Because of different acuity levels, quarter hour reimbursement rates depend on the person an agency is supporting.  As an example we will use $1.80 as the average reimbursement rate for .25 hours of service across the many different individuals an agency serves through Day and Employment programs.  If we look at a modest program of 30 individuals, paying for services and supports each day, we can quickly see the loss of revenue these new rules create.

1.80 (average quarter hour rate) *  (the difference in 15 minute units between 6.25 hours (daily rate) and the actual 5 hours of programming) * 30 (individuals) =

1.80*5*30 = $270 each day

Now we take that daily reduction out over an average of 200 days for a given year.  The result is a $54,000 decrease in revenue.

Modifiers To The Rescue

The state, I believe, is attempting to repurpose those dollars by incorporating new services, as well as billing modifiers that will increase certain services based on health care needs (behavioral and physical) as well as to incentivize agencies to support smaller groups of individuals in community integrated settings.

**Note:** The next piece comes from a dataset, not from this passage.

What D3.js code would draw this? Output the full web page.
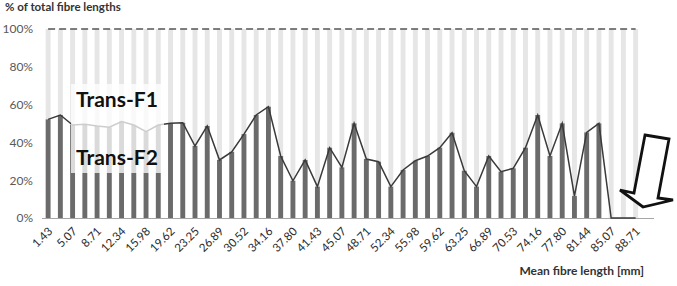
<!DOCTYPE html>
<html><head><meta charset="utf-8">
<script src="https://cdn.jsdelivr.net/npm/d3@7"></script>
<style>
html,body{margin:0;padding:0;background:#fff;}
svg{display:block;font-family:Lato,"Open Sans",sans-serif;}
</style></head>
<body><svg id="chart" width="677" height="286"></svg>
<script>
const categories = ["1.43","3.25","5.07","6.89","8.71","10.52","12.34","14.16","15.98","17.80","19.62","21.43","23.25","25.07","26.89","28.71","30.52","32.34","34.16","35.98","37.80","39.61","41.43","43.25","45.07","46.89","48.71","50.52","52.34","54.16","55.98","57.80","59.62","61.43","63.25","65.07","66.89","68.71","70.53","72.34","74.16","75.98","77.80","79.62","81.44","83.25","85.07","86.89","88.71","90.53"];
const transF2 = [52.2,54.5,49.2,49.6,48.7,48.0,51.0,49.2,45.7,49.2,50.1,50.4,38.1,48.7,30.7,35.0,44.4,54.5,58.9,32.8,19.7,30.7,16.6,37.2,26.8,50.1,31.2,29.8,16.6,25.4,30.3,32.8,37.2,45.1,25.0,16.6,32.8,24.5,26.3,37.2,54.5,32.8,50.1,11.6,45.3,50.1,0,0,0];
const transF1 = transF2.map(v => 100 - v);
const totalLine = transF2.map(() => 100);
const yTicks = [0,20,40,60,80,100];
const tickLabels = categories.filter((d,i) => i % 2 === 0 && i < transF2.length);
const seriesNames = ["Trans-F1","Trans-F2"];

const svg = d3.select("#chart");
const x = d3.scaleBand().domain(categories).range([42, 654]).paddingInner(0.6).paddingOuter(0.3);
const y = d3.scaleLinear().domain([0,100]).range([218, 29]);
const cx = d => x(d) + x.bandwidth()/2;

const data = transF2.map((v,i) => ({cat: categories[i], f2: v, f1: transF1[i], tot: totalLine[i]}));

// light (Trans-F1) part
svg.append("g").selectAll("rect").data(data).join("rect")
  .attr("x", d => x(d.cat)).attr("width", x.bandwidth())
  .attr("y", d => y(d.f2 + d.f1)).attr("height", d => y(d.f2) - y(d.f2 + d.f1))
  .attr("fill", "#e6e6e6");
// dark (Trans-F2) part
svg.append("g").selectAll("rect").data(data).join("rect")
  .attr("x", d => x(d.cat)).attr("width", x.bandwidth())
  .attr("y", d => y(d.f2)).attr("height", d => y(0) - y(d.f2))
  .attr("fill", "#6b6b6b");

// baseline
svg.append("line").attr("x1", 42).attr("x2", 654).attr("y1", y(0)+0.5).attr("y2", y(0)+0.5)
  .attr("stroke", "#a6a6a6").attr("stroke-width", 1);

// 100% dashed line
svg.append("path").datum(data)
  .attr("d", d3.line().x(d => cx(d.cat)).y(d => y(d.tot)))
  .attr("fill","none").attr("stroke","#555").attr("stroke-width",1.6).attr("stroke-dasharray","7,4");

// Trans-F2 line
svg.append("path").datum(data)
  .attr("d", d3.line().x(d => cx(d.cat)).y(d => y(d.f2)))
  .attr("fill","none").attr("stroke","#3a3a3a").attr("stroke-width",1.5);

// y axis labels
const yAxis = d3.axisLeft(y).tickValues(yTicks).tickFormat(d => d + "%").tickSize(0).tickPadding(0);
const ya = svg.append("g").attr("transform","translate(33,0)").call(yAxis);
ya.select(".domain").remove();
ya.selectAll("text").attr("font-size", 12).attr("fill", "#595959").attr("font-family","Lato,sans-serif");

// x axis labels
const xAxis = d3.axisBottom(x).tickValues(tickLabels).tickSize(0).tickPadding(0);
const xa = svg.append("g").attr("transform", `translate(0,${y(0)})`).call(xAxis);
xa.select(".domain").remove();
xa.selectAll("text")
  .attr("font-size", 11.5).attr("fill", "#2a2a2a").attr("font-family","Lato,sans-serif")
  .attr("text-anchor","end").attr("dy", null).attr("y", 0)
  .attr("transform", "translate(5,14) rotate(-45)");

// annotation box
svg.append("rect").attr("x", 71).attr("y", 84).attr("width", 93).attr("height", 89)
  .attr("fill", "#fff").attr("opacity", 0.75);
svg.append("text").attr("x", 76).attr("y", 107).text(seriesNames[0])
  .attr("font-size", 21).attr("font-weight", "bold").attr("fill", "#111");
svg.append("text").attr("x", 76).attr("y", 165).text(seriesNames[1])
  .attr("font-size", 21).attr("font-weight", "bold").attr("fill", "#111");

// titles
svg.append("text").attr("x", 5).attr("y", 11).text("% of total fibre lengths")
  .attr("font-size", 11.5).attr("font-weight", "bold").attr("fill", "#333");
svg.append("text").attr("x", 644).attr("y", 275).attr("text-anchor","end").text("Mean fibre length [mm]")
  .attr("font-size", 12).attr("font-weight", "bold").attr("fill", "#333");

// arrow annotation
svg.append("path")
  .attr("d", "M645,135 L669,139 L658,198 L673,200 L643,207 L620,190 L634,193 Z")
  .attr("fill", "#fff").attr("stroke", "#111").attr("stroke-width", 2.8).attr("stroke-linejoin","miter");
</script></body></html>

Key DODD Rule Changes: Fiscal and Program Impact

  • No more Daily Rates.  Billing gets more complex as providers must itemize their services for a person between day and employment services.
  • No more segregated settings for employment.  Only locations where the individual interacts with persons without disabilities to the same extent as employees who are not receiving services  (Not enclave, Not Mobile Work Crews).
  • Vocational Habilitation is not required to be provided in the community, but the services are expected to occur over a defined period of time, with specific outcomes defined within the ISP, with the ultimate goal being community based employment.
  • We need to find out quickly where to find “department administered program instruction”, or community modifiers don’t apply.
  • Ratios no longer apply, in a rigid mathematical sense, but health and safety is your responsibility.
  • OOD Certification is necessary to assure bridging systems can occur, and is intended.
  • Have a consistent Person Centered Planning methodology for staff to implement and follow.   Everything starts at the beginning.

With less than 6 months to go before new rules are expected to take effect, agencies need to do the heavy lifting associated with generating new fiscal and program models and determine how or if they move forward with implementation.